Job: Reproduce each line exactly, including spacing and punctuation.

Dataset excerpts:

* START *

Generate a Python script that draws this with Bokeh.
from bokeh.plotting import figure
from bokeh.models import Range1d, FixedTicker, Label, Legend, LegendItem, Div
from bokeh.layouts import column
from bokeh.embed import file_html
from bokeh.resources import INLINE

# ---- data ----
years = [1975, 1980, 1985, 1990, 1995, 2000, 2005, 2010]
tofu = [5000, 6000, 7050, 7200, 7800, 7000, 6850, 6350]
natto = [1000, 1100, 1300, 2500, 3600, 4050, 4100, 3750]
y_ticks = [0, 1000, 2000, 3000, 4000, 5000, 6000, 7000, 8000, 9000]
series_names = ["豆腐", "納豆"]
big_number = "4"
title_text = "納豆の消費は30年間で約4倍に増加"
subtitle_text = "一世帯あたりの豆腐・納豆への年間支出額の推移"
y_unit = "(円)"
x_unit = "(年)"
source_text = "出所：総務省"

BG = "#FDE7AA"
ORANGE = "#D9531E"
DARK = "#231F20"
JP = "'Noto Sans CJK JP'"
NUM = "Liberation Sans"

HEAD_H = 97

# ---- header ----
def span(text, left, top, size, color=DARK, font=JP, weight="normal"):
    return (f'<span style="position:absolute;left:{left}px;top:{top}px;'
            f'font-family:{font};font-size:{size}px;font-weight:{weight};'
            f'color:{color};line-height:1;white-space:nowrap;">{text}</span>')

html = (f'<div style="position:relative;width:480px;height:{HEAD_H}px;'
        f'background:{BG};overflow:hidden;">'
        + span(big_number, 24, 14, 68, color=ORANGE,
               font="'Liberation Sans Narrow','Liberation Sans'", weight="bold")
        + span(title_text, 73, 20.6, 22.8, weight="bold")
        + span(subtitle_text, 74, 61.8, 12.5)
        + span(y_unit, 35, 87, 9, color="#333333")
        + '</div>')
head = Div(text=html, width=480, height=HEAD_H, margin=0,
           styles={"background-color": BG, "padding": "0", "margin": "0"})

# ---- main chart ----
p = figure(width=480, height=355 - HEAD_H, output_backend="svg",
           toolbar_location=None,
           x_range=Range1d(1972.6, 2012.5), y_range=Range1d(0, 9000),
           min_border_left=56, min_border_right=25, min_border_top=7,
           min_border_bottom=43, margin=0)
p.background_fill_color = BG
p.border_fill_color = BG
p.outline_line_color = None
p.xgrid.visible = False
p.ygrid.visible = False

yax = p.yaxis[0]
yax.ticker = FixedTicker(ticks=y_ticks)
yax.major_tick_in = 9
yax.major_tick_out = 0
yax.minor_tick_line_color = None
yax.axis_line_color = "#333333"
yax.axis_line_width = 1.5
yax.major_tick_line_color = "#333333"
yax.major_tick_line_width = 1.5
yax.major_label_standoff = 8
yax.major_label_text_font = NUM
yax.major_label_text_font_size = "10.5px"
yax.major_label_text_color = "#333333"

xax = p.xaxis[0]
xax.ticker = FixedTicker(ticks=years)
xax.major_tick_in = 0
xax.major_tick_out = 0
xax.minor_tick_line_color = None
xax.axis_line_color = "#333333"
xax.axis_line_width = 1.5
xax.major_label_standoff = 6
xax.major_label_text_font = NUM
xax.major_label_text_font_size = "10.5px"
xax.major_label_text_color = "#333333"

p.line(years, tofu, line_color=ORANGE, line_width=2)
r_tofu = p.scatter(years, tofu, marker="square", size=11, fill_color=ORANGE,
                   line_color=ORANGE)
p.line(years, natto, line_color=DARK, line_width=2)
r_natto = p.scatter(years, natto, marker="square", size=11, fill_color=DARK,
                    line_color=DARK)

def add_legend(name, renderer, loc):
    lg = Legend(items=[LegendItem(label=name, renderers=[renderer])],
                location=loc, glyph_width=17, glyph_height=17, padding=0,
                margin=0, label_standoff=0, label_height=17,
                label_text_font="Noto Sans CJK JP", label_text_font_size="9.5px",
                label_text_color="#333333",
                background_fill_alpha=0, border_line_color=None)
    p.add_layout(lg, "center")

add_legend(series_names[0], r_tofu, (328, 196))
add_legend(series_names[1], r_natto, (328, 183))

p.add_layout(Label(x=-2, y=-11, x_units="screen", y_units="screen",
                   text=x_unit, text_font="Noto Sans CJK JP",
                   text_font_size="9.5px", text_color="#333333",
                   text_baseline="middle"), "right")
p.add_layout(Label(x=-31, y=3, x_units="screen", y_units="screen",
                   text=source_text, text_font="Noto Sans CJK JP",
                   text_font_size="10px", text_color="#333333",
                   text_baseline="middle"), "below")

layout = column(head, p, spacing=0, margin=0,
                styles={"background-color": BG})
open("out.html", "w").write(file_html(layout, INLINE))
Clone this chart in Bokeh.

* END *

Output for this task:
Generate a Python script that draws this with Bokeh.
from bokeh.plotting import figure
from bokeh.models import Range1d, FixedTicker, Label, Legend, LegendItem, Div
from bokeh.layouts import column
from bokeh.embed import file_html
from bokeh.resources import INLINE

# ---- data ----
years = [1975, 1980, 1985, 1990, 1995, 2000, 2005, 2010]
tofu = [5000, 6000, 7050, 7200, 7800, 7000, 6850, 6350]
natto = [1000, 1100, 1300, 2500, 3600, 4050, 4100, 3750]
y_ticks = [0, 1000, 2000, 3000, 4000, 5000, 6000, 7000, 8000, 9000]
series_names = ["豆腐", "納豆"]
big_number = "4"
title_text = "納豆の消費は30年間で約4倍に増加"
subtitle_text = "一世帯あたりの豆腐・納豆への年間支出額の推移"
y_unit = "(円)"
x_unit = "(年)"
source_text = "出所：総務省"

BG = "#FDE7AA"
ORANGE = "#D9531E"
DARK = "#231F20"
JP = "'Noto Sans CJK JP'"
NUM = "Liberation Sans"

HEAD_H = 97

# ---- header ----
def span(text, left, top, size, color=DARK, font=JP, weight="normal"):
    return (f'<span style="position:absolute;left:{left}px;top:{top}px;'
            f'font-family:{font};font-size:{size}px;font-weight:{weight};'
            f'color:{color};line-height:1;white-space:nowrap;">{text}</span>')

html = (f'<div style="position:relative;width:480px;height:{HEAD_H}px;'
        f'background:{BG};overflow:hidden;">'
        + span(big_number, 24, 14, 68, color=ORANGE,
               font="'Liberation Sans Narrow','Liberation Sans'", weight="bold")
        + span(title_text, 73, 20.6, 22.8, weight="bold")
        + span(subtitle_text, 74, 61.8, 12.5)
        + span(y_unit, 35, 87, 9, color="#333333")
        + '</div>')
head = Div(text=html, width=480, height=HEAD_H, margin=0,
           styles={"background-color": BG, "padding": "0", "margin": "0"})

# ---- main chart ----
p = figure(width=480, height=355 - HEAD_H, output_backend="svg",
           toolbar_location=None,
           x_range=Range1d(1972.6, 2012.5), y_range=Range1d(0, 9000),
           min_border_left=56, min_border_right=25, min_border_top=7,
           min_border_bottom=43, margin=0)
p.background_fill_color = BG
p.border_fill_color = BG
p.outline_line_color = None
p.xgrid.visible = False
p.ygrid.visible = False

yax = p.yaxis[0]
yax.ticker = FixedTicker(ticks=y_ticks)
yax.major_tick_in = 9
yax.major_tick_out = 0
yax.minor_tick_line_color = None
yax.axis_line_color = "#333333"
yax.axis_line_width = 1.5
yax.major_tick_line_color = "#333333"
yax.major_tick_line_width = 1.5
yax.major_label_standoff = 8
yax.major_label_text_font = NUM
yax.major_label_text_font_size = "10.5px"
yax.major_label_text_color = "#333333"

xax = p.xaxis[0]
xax.ticker = FixedTicker(ticks=years)
xax.major_tick_in = 0
xax.major_tick_out = 0
xax.minor_tick_line_color = None
xax.axis_line_color = "#333333"
xax.axis_line_width = 1.5
xax.major_label_standoff = 6
xax.major_label_text_font = NUM
xax.major_label_text_font_size = "10.5px"
xax.major_label_text_color = "#333333"

p.line(years, tofu, line_color=ORANGE, line_width=2)
r_tofu = p.scatter(years, tofu, marker="square", size=11, fill_color=ORANGE,
                   line_color=ORANGE)
p.line(years, natto, line_color=DARK, line_width=2)
r_natto = p.scatter(years, natto, marker="square", size=11, fill_color=DARK,
                    line_color=DARK)

def add_legend(name, renderer, loc):
    lg = Legend(items=[LegendItem(label=name, renderers=[renderer])],
                location=loc, glyph_width=17, glyph_height=17, padding=0,
                margin=0, label_standoff=0, label_height=17,
                label_text_font="Noto Sans CJK JP", label_text_font_size="9.5px",
                label_text_color="#333333",
                background_fill_alpha=0, border_line_color=None)
    p.add_layout(lg, "center")

add_legend(series_names[0], r_tofu, (328, 196))
add_legend(series_names[1], r_natto, (328, 183))

p.add_layout(Label(x=-2, y=-11, x_units="screen", y_units="screen",
                   text=x_unit, text_font="Noto Sans CJK JP",
                   text_font_size="9.5px", text_color="#333333",
                   text_baseline="middle"), "right")
p.add_layout(Label(x=-31, y=3, x_units="screen", y_units="screen",
                   text=source_text, text_font="Noto Sans CJK JP",
                   text_font_size="10px", text_color="#333333",
                   text_baseline="middle"), "below")

layout = column(head, p, spacing=0, margin=0,
                styles={"background-color": BG})
open("out.html", "w").write(file_html(layout, INLINE))
Clone this chart in Bokeh.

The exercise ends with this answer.